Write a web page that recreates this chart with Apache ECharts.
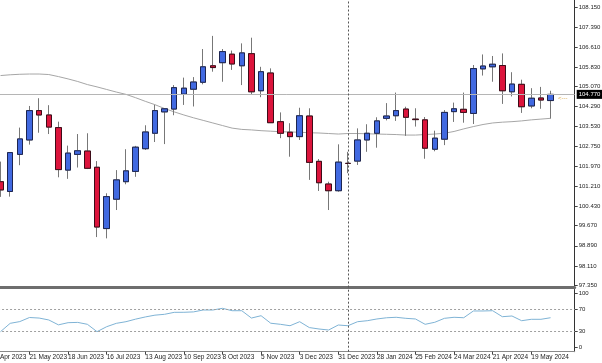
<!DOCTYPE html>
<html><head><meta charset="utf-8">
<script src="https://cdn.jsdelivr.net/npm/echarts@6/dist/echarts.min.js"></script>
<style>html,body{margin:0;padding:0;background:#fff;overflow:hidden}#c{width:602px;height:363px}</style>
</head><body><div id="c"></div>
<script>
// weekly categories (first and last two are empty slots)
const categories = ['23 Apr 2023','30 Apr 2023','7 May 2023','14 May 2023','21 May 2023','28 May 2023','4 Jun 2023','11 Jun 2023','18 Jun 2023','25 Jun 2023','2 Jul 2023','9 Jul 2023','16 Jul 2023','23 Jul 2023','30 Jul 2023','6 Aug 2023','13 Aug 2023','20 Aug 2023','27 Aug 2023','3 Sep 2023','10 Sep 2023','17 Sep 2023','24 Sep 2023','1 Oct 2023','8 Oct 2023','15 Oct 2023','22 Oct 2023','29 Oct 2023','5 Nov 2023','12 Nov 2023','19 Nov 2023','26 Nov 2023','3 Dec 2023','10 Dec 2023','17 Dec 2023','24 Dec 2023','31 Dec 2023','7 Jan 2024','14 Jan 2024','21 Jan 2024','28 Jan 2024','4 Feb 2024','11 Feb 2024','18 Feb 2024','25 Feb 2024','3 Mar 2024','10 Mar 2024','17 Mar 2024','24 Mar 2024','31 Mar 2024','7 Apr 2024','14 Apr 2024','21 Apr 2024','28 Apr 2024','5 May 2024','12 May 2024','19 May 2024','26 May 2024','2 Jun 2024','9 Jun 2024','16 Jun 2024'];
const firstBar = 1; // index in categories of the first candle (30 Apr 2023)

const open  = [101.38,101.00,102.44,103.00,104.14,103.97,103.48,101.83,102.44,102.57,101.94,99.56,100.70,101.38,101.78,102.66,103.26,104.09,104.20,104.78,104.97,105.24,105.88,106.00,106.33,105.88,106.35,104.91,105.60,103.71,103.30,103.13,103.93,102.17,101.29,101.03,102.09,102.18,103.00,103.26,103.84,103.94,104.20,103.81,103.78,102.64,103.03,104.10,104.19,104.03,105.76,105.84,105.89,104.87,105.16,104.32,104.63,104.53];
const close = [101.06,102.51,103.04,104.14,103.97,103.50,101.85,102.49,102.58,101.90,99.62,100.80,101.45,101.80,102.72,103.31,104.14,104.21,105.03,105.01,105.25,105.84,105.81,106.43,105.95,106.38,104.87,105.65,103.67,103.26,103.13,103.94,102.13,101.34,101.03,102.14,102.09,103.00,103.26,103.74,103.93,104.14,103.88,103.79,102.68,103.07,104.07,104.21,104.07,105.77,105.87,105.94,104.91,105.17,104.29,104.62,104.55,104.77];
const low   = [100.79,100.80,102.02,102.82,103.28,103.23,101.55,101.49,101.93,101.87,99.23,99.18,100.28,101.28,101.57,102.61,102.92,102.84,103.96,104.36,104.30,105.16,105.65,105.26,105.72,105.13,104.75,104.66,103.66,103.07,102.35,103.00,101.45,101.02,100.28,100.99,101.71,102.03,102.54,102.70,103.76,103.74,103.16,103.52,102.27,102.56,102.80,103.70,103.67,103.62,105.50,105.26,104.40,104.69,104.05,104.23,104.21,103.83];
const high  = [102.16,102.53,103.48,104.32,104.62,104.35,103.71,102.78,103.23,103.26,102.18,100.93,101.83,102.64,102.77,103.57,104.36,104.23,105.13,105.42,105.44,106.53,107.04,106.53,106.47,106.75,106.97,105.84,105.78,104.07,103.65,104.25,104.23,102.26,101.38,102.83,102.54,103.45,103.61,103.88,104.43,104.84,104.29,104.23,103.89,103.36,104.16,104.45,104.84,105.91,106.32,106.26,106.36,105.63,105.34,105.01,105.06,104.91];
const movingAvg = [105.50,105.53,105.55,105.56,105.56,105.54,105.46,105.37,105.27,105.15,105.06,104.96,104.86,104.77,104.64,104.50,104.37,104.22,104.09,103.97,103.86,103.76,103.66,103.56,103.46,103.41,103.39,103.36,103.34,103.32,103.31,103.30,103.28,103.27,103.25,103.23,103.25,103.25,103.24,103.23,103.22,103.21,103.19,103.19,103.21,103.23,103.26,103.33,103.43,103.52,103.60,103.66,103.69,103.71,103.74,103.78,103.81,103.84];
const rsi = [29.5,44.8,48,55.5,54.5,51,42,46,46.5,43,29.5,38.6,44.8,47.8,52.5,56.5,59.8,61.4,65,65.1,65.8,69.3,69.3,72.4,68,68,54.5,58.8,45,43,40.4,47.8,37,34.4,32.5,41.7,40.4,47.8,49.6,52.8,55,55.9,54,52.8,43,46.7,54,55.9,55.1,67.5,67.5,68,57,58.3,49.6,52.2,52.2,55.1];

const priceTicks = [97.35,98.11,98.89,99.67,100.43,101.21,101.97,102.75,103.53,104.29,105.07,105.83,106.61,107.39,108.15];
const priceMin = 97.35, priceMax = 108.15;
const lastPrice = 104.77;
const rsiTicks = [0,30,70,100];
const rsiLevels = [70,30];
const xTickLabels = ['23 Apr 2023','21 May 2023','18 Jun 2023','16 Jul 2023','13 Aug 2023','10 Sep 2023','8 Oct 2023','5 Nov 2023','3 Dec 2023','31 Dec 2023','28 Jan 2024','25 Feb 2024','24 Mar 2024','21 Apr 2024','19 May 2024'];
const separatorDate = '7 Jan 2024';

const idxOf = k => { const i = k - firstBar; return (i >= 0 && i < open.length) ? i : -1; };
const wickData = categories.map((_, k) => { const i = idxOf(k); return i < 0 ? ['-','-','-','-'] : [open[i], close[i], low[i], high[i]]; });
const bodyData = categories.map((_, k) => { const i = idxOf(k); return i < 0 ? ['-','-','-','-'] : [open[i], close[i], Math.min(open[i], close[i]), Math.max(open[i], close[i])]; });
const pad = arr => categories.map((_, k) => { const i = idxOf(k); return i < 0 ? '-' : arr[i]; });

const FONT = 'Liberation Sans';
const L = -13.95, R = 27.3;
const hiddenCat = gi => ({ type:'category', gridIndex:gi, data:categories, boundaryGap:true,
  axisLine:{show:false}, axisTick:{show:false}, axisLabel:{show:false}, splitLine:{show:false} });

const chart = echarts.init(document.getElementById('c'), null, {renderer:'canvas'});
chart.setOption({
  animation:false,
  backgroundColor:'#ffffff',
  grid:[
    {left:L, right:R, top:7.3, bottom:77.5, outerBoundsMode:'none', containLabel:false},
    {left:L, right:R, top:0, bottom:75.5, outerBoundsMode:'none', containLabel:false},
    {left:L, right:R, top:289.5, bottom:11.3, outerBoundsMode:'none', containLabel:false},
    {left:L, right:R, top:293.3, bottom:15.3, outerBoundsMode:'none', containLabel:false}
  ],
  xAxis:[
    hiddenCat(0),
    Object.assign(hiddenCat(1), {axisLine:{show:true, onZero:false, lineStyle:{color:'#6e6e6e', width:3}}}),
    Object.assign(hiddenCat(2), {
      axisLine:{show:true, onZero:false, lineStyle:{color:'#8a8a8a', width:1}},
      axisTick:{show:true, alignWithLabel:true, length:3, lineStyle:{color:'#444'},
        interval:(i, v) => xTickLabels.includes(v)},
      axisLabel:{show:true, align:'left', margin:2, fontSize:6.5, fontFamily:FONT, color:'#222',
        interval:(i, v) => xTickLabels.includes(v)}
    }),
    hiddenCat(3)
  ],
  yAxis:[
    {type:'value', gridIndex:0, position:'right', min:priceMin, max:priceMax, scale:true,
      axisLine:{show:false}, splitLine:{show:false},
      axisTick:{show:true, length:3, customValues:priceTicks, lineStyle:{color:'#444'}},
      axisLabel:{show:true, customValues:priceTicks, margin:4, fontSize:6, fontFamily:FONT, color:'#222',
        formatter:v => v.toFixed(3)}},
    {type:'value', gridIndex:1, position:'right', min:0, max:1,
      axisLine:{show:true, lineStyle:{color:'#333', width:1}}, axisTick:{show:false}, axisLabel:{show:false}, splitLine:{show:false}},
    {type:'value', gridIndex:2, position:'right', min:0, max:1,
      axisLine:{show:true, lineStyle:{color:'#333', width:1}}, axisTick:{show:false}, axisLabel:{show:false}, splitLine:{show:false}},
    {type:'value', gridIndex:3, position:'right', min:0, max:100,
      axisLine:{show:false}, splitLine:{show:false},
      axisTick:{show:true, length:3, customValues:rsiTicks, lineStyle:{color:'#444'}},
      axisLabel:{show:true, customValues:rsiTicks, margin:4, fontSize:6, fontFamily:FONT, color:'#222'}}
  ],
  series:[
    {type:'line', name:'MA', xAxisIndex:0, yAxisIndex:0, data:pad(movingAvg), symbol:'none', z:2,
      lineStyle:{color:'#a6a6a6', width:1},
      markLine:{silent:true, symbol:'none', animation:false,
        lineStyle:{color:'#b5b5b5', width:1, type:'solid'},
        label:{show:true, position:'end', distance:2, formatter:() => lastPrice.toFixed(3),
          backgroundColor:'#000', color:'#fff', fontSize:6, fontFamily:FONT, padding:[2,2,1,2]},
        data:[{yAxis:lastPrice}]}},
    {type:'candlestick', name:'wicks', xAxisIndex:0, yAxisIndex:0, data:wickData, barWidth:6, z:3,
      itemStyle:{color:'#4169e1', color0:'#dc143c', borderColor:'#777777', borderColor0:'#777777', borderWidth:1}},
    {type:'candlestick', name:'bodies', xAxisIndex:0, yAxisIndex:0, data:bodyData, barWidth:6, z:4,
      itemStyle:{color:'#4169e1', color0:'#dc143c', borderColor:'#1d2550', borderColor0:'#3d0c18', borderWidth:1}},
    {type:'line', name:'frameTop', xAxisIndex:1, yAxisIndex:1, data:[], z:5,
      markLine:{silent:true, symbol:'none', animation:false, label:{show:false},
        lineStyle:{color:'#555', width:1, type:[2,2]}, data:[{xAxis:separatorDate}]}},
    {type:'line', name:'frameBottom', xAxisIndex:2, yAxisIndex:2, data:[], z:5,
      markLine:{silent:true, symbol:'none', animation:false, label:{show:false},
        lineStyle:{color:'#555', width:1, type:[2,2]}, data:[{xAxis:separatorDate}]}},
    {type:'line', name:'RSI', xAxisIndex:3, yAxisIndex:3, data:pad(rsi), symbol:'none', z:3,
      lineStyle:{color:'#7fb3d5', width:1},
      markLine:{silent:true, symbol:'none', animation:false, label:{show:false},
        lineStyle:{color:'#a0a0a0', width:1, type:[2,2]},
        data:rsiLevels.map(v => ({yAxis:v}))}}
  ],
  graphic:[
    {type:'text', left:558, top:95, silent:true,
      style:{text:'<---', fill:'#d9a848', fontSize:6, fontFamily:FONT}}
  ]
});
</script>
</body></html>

#####

• **REQUIRED TASK**
Return the material line for line, from its beginning to the line that contains "const firstBar = 1;", with the pictures left out.

• **EXERCISE ANSWER**
Write a web page that recreates this chart with Apache ECharts.
<!DOCTYPE html>
<html><head><meta charset="utf-8">
<script src="https://cdn.jsdelivr.net/npm/echarts@6/dist/echarts.min.js"></script>
<style>html,body{margin:0;padding:0;background:#fff;overflow:hidden}#c{width:602px;height:363px}</style>
</head><body><div id="c"></div>
<script>
// weekly categories (first and last two are empty slots)
const categories = ['23 Apr 2023','30 Apr 2023','7 May 2023','14 May 2023','21 May 2023','28 May 2023','4 Jun 2023','11 Jun 2023','18 Jun 2023','25 Jun 2023','2 Jul 2023','9 Jul 2023','16 Jul 2023','23 Jul 2023','30 Jul 2023','6 Aug 2023','13 Aug 2023','20 Aug 2023','27 Aug 2023','3 Sep 2023','10 Sep 2023','17 Sep 2023','24 Sep 2023','1 Oct 2023','8 Oct 2023','15 Oct 2023','22 Oct 2023','29 Oct 2023','5 Nov 2023','12 Nov 2023','19 Nov 2023','26 Nov 2023','3 Dec 2023','10 Dec 2023','17 Dec 2023','24 Dec 2023','31 Dec 2023','7 Jan 2024','14 Jan 2024','21 Jan 2024','28 Jan 2024','4 Feb 2024','11 Feb 2024','18 Feb 2024','25 Feb 2024','3 Mar 2024','10 Mar 2024','17 Mar 2024','24 Mar 2024','31 Mar 2024','7 Apr 2024','14 Apr 2024','21 Apr 2024','28 Apr 2024','5 May 2024','12 May 2024','19 May 2024','26 May 2024','2 Jun 2024','9 Jun 2024','16 Jun 2024'];
const firstBar = 1; // index in categories of the first candle (30 Apr 2023)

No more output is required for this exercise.